Reproduce the records. Keep every word exact and include no images.

--- start of GIVEN INFORMATION ---

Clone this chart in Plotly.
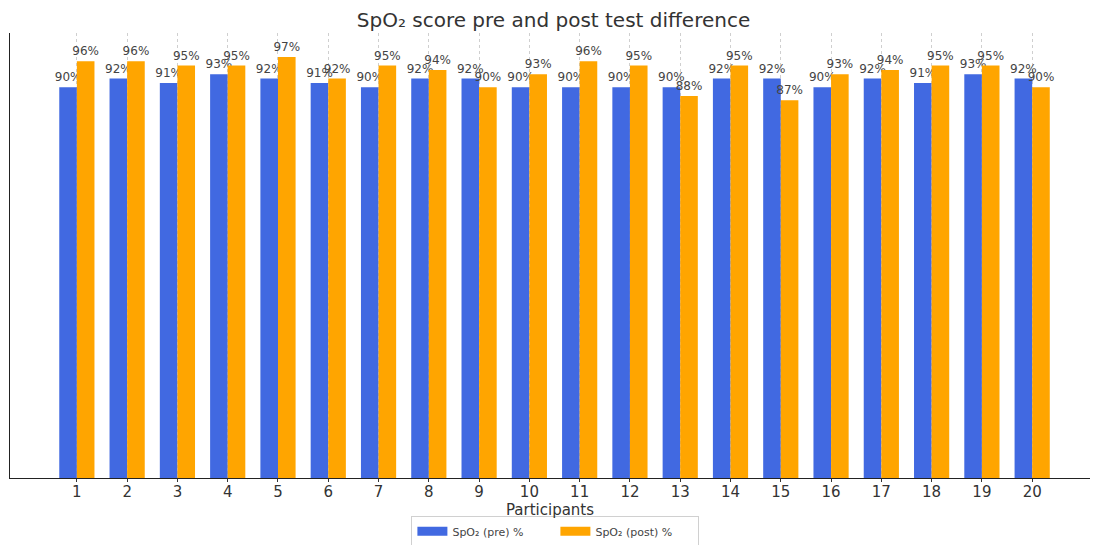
import plotly.graph_objects as go

participants = list(range(1, 21))
spo2_pre = [90, 92, 91, 93, 92, 91, 90, 92, 92, 90, 90, 90, 90, 92, 92, 90, 92, 91, 93, 92]
spo2_post = [96, 96, 95, 95, 97, 92, 95, 94, 90, 93, 96, 95, 88, 95, 87, 93, 94, 95, 95, 90]

series_names = ["SpO₂ (pre) %", "SpO₂ (post) %"]
series_colors = ["#4169E1", "#FFA500"]

FONT = "DejaVu Sans"
TXT = "#333333"

fig = go.Figure()
for vals, name, color in zip([spo2_pre, spo2_post], series_names, series_colors):
    fig.add_trace(go.Bar(
        x=participants, y=vals, name=name, showlegend=False,
        marker=dict(color=color, line=dict(width=0)),
        text=[f"{v}%" for v in vals], textposition="outside",
        textfont=dict(family=FONT, size=12, color="#444444"),
        cliponaxis=False, constraintext="none",
    ))

# wide patch-style legend keys
for name, color in zip(series_names, series_colors):
    fig.add_trace(go.Scatter(
        x=[None], y=[None], mode="lines", name=name,
        line=dict(color=color, width=9),
    ))

fig.update_layout(
    width=1096, height=545,
    margin=dict(l=10, r=6, t=33, b=67, autoexpand=False),
    paper_bgcolor="white", plot_bgcolor="white",
    barmode="group", bargap=0.3, bargroupgap=0,
    font=dict(family=FONT, color=TXT),
    title=dict(text="SpO₂ score pre and post test difference",
               x=0.505, xanchor="center", y=0.963, yanchor="middle",
               font=dict(family=FONT, size=20, color="#333333")),
    legend=dict(orientation="h", x=0.505, xanchor="center", y=-0.085, yanchor="top",
                bordercolor="#d0d0d0", borderwidth=1, bgcolor="white",
                font=dict(family=FONT, size=11, color="#444444"),
                entrywidth=98, tracegroupgap=0),
    showlegend=True,
)
fig.update_xaxes(
    range=[-0.33, 21.15], tickmode="array", tickvals=participants,
    ticktext=[str(p) for p in participants],
    ticks="outside", ticklen=3, tickcolor="#333333",
    ticklabelstandoff=-3,
    tickfont=dict(family=FONT, size=15, color=TXT),
    showline=True, linecolor="#222222", linewidth=1,
    showgrid=True, gridcolor="#cfcfcf", griddash="dot", gridwidth=1,
    zeroline=False,
    title=dict(text="Participants", standoff=0, font=dict(family=FONT, size=15, color=TXT)),
)
fig.update_yaxes(
    range=[0, 102.5], showticklabels=False, ticks="",
    showline=True, linecolor="#222222", linewidth=1,
    showgrid=False, zeroline=False,
)

fig.write_html("out.html")
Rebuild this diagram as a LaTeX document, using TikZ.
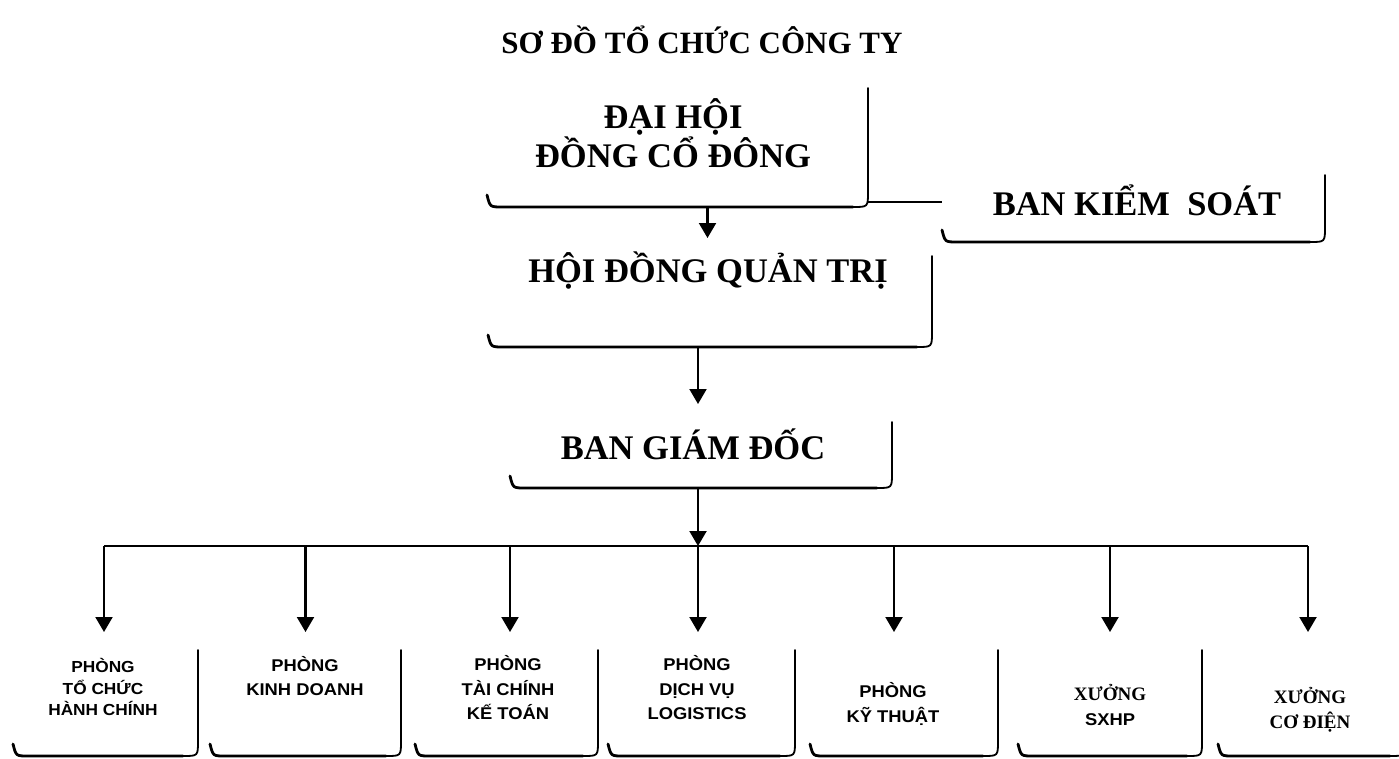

--- end of GIVEN INFORMATION ---

IN RESPONSE »
Clone this chart in Plotly.
import plotly.graph_objects as go

participants = list(range(1, 21))
spo2_pre = [90, 92, 91, 93, 92, 91, 90, 92, 92, 90, 90, 90, 90, 92, 92, 90, 92, 91, 93, 92]
spo2_post = [96, 96, 95, 95, 97, 92, 95, 94, 90, 93, 96, 95, 88, 95, 87, 93, 94, 95, 95, 90]

series_names = ["SpO₂ (pre) %", "SpO₂ (post) %"]
series_colors = ["#4169E1", "#FFA500"]

FONT = "DejaVu Sans"
TXT = "#333333"

fig = go.Figure()
for vals, name, color in zip([spo2_pre, spo2_post], series_names, series_colors):
    fig.add_trace(go.Bar(
        x=participants, y=vals, name=name, showlegend=False,
        marker=dict(color=color, line=dict(width=0)),
        text=[f"{v}%" for v in vals], textposition="outside",
        textfont=dict(family=FONT, size=12, color="#444444"),
        cliponaxis=False, constraintext="none",
    ))

# wide patch-style legend keys
for name, color in zip(series_names, series_colors):
    fig.add_trace(go.Scatter(
        x=[None], y=[None], mode="lines", name=name,
        line=dict(color=color, width=9),
    ))

fig.update_layout(
    width=1096, height=545,
    margin=dict(l=10, r=6, t=33, b=67, autoexpand=False),
    paper_bgcolor="white", plot_bgcolor="white",
    barmode="group", bargap=0.3, bargroupgap=0,
    font=dict(family=FONT, color=TXT),
    title=dict(text="SpO₂ score pre and post test difference",
               x=0.505, xanchor="center", y=0.963, yanchor="middle",
               font=dict(family=FONT, size=20, color="#333333")),
    legend=dict(orientation="h", x=0.505, xanchor="center", y=-0.085, yanchor="top",
                bordercolor="#d0d0d0", borderwidth=1, bgcolor="white",
                font=dict(family=FONT, size=11, color="#444444"),
                entrywidth=98, tracegroupgap=0),
    showlegend=True,
)
fig.update_xaxes(
    range=[-0.33, 21.15], tickmode="array", tickvals=participants,
    ticktext=[str(p) for p in participants],
    ticks="outside", ticklen=3, tickcolor="#333333",
    ticklabelstandoff=-3,
    tickfont=dict(family=FONT, size=15, color=TXT),
    showline=True, linecolor="#222222", linewidth=1,
    showgrid=True, gridcolor="#cfcfcf", griddash="dot", gridwidth=1,
    zeroline=False,
    title=dict(text="Participants", standoff=0, font=dict(family=FONT, size=15, color=TXT)),
)
fig.update_yaxes(
    range=[0, 102.5], showticklabels=False, ticks="",
    showline=True, linecolor="#222222", linewidth=1,
    showgrid=False, zeroline=False,
)

fig.write_html("out.html")
Rebuild this diagram as a LaTeX document, using TikZ.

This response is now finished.